Mr. Grote was peculiarly likely to write such a reply, for he belonged to a remarkable class of most vigorous Liberals. They were called the “Philosophic Radicals” forty years ago, and had a curious, hard, compact, consistent creed. They were in the most anomalous position possible as politicians. They were unpopular Democrats; they liked the people, but the people did not like them or their ideas; they said that the mass of the nation ought to have direct conclusive power, but the mass of the nation said they would not on any account have such power. To preach that the numerical majority ought to rule to a numerical majority which does not wish to rule is painful. A barbarous demagogue, no doubt, will shout till the people hears. But the “Philosophic Radicals” were not barbarous demagogues, but grave, careful reasoners. They might defend Cleon in theory, but they had no tinge of the Cleon in practice. Some, Mr. Grote even perhaps, would not have borne at all easily the liberties which Cleon would have taken with him. The philosophic Radicals had a lesson to teach the people which the people did not wish to learn, and they were decidedly the last sort of people to make them learn it.
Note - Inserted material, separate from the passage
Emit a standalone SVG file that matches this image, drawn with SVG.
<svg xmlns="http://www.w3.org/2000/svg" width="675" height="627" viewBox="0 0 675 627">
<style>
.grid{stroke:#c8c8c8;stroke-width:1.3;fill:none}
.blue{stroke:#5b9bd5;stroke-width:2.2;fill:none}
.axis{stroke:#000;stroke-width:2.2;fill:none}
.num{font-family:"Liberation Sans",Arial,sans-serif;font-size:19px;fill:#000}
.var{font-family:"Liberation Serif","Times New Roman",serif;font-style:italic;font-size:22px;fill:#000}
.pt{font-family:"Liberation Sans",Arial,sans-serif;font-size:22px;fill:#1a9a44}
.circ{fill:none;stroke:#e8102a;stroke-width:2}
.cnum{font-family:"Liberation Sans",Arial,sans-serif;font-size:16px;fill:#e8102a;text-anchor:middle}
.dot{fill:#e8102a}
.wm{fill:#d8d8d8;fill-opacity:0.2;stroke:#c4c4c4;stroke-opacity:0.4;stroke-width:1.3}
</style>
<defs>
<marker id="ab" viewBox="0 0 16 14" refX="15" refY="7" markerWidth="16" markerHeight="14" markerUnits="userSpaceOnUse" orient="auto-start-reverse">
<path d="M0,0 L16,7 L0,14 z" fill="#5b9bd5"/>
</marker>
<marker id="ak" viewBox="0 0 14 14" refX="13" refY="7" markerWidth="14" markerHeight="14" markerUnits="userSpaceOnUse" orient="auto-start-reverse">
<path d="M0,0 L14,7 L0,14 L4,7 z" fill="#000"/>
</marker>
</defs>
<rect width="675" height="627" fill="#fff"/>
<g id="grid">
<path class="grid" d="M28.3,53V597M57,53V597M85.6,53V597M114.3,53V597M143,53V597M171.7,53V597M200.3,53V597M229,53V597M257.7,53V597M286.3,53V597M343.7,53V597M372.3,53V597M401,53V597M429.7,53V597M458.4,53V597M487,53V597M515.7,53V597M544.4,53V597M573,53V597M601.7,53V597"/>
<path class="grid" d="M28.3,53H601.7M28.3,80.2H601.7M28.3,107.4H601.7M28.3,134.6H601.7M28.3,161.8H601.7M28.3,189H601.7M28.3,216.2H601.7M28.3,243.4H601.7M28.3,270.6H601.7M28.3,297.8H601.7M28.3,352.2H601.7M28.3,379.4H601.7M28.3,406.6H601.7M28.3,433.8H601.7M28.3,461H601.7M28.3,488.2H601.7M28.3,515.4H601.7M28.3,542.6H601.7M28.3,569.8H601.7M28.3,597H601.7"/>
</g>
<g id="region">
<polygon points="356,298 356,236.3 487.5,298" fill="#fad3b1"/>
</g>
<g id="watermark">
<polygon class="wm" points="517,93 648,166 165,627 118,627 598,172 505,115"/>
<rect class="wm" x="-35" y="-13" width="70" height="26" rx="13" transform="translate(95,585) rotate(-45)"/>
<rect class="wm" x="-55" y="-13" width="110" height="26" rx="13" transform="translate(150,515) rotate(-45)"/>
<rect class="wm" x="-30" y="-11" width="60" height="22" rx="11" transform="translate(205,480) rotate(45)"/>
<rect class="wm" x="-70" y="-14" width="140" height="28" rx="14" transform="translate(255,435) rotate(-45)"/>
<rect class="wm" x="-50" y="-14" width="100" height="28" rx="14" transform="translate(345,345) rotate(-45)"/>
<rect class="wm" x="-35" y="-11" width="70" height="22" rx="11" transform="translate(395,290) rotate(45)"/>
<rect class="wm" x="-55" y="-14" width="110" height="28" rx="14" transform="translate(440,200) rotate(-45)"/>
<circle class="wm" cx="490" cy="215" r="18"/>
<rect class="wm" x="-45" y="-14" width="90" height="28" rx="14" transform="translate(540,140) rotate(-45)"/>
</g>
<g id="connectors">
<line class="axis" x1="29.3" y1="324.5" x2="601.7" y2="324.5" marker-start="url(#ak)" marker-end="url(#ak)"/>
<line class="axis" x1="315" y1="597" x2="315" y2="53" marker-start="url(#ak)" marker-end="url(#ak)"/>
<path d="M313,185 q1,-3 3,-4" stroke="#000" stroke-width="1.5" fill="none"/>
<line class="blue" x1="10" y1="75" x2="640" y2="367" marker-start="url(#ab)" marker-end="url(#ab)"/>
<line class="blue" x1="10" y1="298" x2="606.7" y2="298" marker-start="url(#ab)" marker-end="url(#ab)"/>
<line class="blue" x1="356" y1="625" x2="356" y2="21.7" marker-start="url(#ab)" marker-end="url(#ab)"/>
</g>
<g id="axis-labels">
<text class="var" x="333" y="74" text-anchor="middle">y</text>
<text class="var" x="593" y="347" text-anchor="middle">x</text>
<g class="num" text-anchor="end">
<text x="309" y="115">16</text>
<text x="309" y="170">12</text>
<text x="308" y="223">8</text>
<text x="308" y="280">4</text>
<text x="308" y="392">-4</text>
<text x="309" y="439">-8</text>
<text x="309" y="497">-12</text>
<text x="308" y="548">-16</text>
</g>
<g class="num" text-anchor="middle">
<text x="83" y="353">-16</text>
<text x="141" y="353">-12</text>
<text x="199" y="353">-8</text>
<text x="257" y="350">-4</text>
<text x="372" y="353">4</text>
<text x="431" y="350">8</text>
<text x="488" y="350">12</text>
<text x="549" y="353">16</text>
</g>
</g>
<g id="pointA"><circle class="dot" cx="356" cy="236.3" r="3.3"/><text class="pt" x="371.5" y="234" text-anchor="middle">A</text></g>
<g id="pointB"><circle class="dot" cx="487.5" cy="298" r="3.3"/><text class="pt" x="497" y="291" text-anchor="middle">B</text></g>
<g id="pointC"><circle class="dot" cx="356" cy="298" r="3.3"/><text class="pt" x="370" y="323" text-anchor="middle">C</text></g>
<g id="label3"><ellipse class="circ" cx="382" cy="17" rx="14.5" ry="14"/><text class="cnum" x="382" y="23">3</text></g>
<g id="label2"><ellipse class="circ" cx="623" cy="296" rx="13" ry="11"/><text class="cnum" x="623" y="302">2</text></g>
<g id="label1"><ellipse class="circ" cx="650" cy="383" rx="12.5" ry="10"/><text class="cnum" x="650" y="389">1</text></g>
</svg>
It was natural that a man like Mr. Grote, with ample leisure and conscious of great literary power, should turn to a more congenial occupation.
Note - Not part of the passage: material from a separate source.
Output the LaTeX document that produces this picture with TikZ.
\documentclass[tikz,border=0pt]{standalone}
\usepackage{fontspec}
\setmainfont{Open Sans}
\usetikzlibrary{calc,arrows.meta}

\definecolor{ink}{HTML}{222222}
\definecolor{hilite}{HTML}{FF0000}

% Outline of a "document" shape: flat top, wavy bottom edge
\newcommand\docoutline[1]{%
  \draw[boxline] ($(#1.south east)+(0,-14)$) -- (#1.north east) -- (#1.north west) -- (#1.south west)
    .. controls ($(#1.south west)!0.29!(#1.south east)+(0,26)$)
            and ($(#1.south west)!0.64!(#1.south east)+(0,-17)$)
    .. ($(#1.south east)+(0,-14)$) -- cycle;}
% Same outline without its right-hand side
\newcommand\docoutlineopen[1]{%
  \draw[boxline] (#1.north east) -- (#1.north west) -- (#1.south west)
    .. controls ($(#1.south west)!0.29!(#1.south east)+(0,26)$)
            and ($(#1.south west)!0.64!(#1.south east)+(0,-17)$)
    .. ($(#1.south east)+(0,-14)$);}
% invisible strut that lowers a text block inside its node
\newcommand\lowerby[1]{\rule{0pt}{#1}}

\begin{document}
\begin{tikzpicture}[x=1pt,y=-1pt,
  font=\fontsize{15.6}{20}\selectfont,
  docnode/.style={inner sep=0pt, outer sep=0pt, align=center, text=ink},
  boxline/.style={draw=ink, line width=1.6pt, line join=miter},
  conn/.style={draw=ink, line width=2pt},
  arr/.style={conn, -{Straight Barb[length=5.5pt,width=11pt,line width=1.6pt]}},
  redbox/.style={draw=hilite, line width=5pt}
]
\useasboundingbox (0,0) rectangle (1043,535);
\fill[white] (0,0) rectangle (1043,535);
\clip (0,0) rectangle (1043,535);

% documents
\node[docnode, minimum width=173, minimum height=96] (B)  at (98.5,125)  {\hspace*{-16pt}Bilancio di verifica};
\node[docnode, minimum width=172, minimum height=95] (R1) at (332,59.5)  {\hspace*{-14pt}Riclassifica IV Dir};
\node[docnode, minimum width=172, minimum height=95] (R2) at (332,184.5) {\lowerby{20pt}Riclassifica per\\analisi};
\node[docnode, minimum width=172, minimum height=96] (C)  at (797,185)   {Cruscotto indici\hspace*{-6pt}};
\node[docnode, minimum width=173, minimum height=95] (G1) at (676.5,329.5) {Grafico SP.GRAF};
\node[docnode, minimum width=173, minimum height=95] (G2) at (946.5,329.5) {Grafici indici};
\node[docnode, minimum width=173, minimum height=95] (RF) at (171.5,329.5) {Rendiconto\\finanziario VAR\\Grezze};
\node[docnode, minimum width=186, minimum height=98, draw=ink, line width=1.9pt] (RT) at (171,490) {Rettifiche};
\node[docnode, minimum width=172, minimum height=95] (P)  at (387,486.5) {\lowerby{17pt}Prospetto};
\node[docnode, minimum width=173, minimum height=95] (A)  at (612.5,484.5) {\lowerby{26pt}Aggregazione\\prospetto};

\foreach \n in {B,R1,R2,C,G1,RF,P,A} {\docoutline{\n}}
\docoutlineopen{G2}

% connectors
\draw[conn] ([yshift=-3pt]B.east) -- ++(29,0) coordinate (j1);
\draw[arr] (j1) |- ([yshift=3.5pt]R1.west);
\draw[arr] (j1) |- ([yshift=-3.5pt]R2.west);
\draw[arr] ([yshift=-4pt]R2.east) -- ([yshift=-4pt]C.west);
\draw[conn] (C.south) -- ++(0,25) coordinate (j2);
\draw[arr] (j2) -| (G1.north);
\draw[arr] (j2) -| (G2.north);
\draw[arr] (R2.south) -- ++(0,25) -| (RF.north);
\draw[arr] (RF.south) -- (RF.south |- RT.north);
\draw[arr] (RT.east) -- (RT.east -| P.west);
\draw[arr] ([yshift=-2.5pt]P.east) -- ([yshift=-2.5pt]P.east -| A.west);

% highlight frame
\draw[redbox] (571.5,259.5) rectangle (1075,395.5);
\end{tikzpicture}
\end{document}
Around the original anti-Mitford thesis Mr. Grote accumulated the most enormous store of miscellaneous knowledge. There was perhaps no subject that he could possibly bring into his theme which he did not bring in, and on which he did not write as fully as it was decent to write. Nor does the trumpet ever give an uncertain sound. Sir George Lewis justly said that Dr. Thirlwall was like Lord Eldon; “he even used his acuteness in order to avoid coming to a decision”. But no one would say this of Mr. Grote. Perhaps he discusses a million subjects or more, and has expressed more than a million distinct opinions. No doubt this omnivorous discussion and this universal copiousness have impaired the merits of the History. The main subject is buried under the collateral, and only a very careful reader can always bear in mind whence he came or perceive why he is going where he seems to be taken. Nor has Mr. Grote, as a mere narrator, any peculiar charm; he tells his story plainly aad fairly, but he does not make you read for the sake of the story. In ancient history, however, mere narrative is almost a secondary element. So many cardinal facts are omitted, and so many important inferences denied, that a perpetual disquisition must be mixed with the regular narrative, and in disquisition Mr. Grote has been very rarely equalled, and never surpassed. That Macaulay’s famous criticism, “too many plums and no suet,” is applicable to Grote’s history is certain, but Greek history is of necessity almost entirely “plums”.

That the political part of Grote’s history is much better than most of the other parts every one will admit. Scarcely any one will now think the treatment of the mythology sufficient. “Prehistoric” speculation, as we now call it, might be made to elucidate the opening part of Greek history. But comparative mythology and prehistoric speculation are subjects which have been quite elaborated afresh since Mr. Grote dealt with the earliest Greece. If they had been known in 1846, we should have had an ample dissertation on them; probably many dissertations. There are defects of omission, and there are other (as most people will think) defects of commission. To estimate Grote’s great work, the greatest philosophical problems and the deepest religious questions must be discussed; on almost every one of them he has expressly given his opinion, or not obscurely hinted it. But we cannot deal with these great subjects now. Gibbon said he was sustained by the hope that “a hundred years hence I might still continue to be abused”. Abuse is not the word for Mr. Grote, but a hundred years hence his writings will still continue to be the ground of controversy and the basis of discussion. The scholarship and the mode of teaching grave history in our time will be judged of hereafter by the History of Greece more than by any other work. “Those who go down to posterity,” said Mr. Disraeli, both wittily and wisely, “are about as rare as planets,” and Mr. Grote will be one of the few in this generation.

[1 ] This article was published in the Spectator of 24th June, 1871.—E. Bagehot.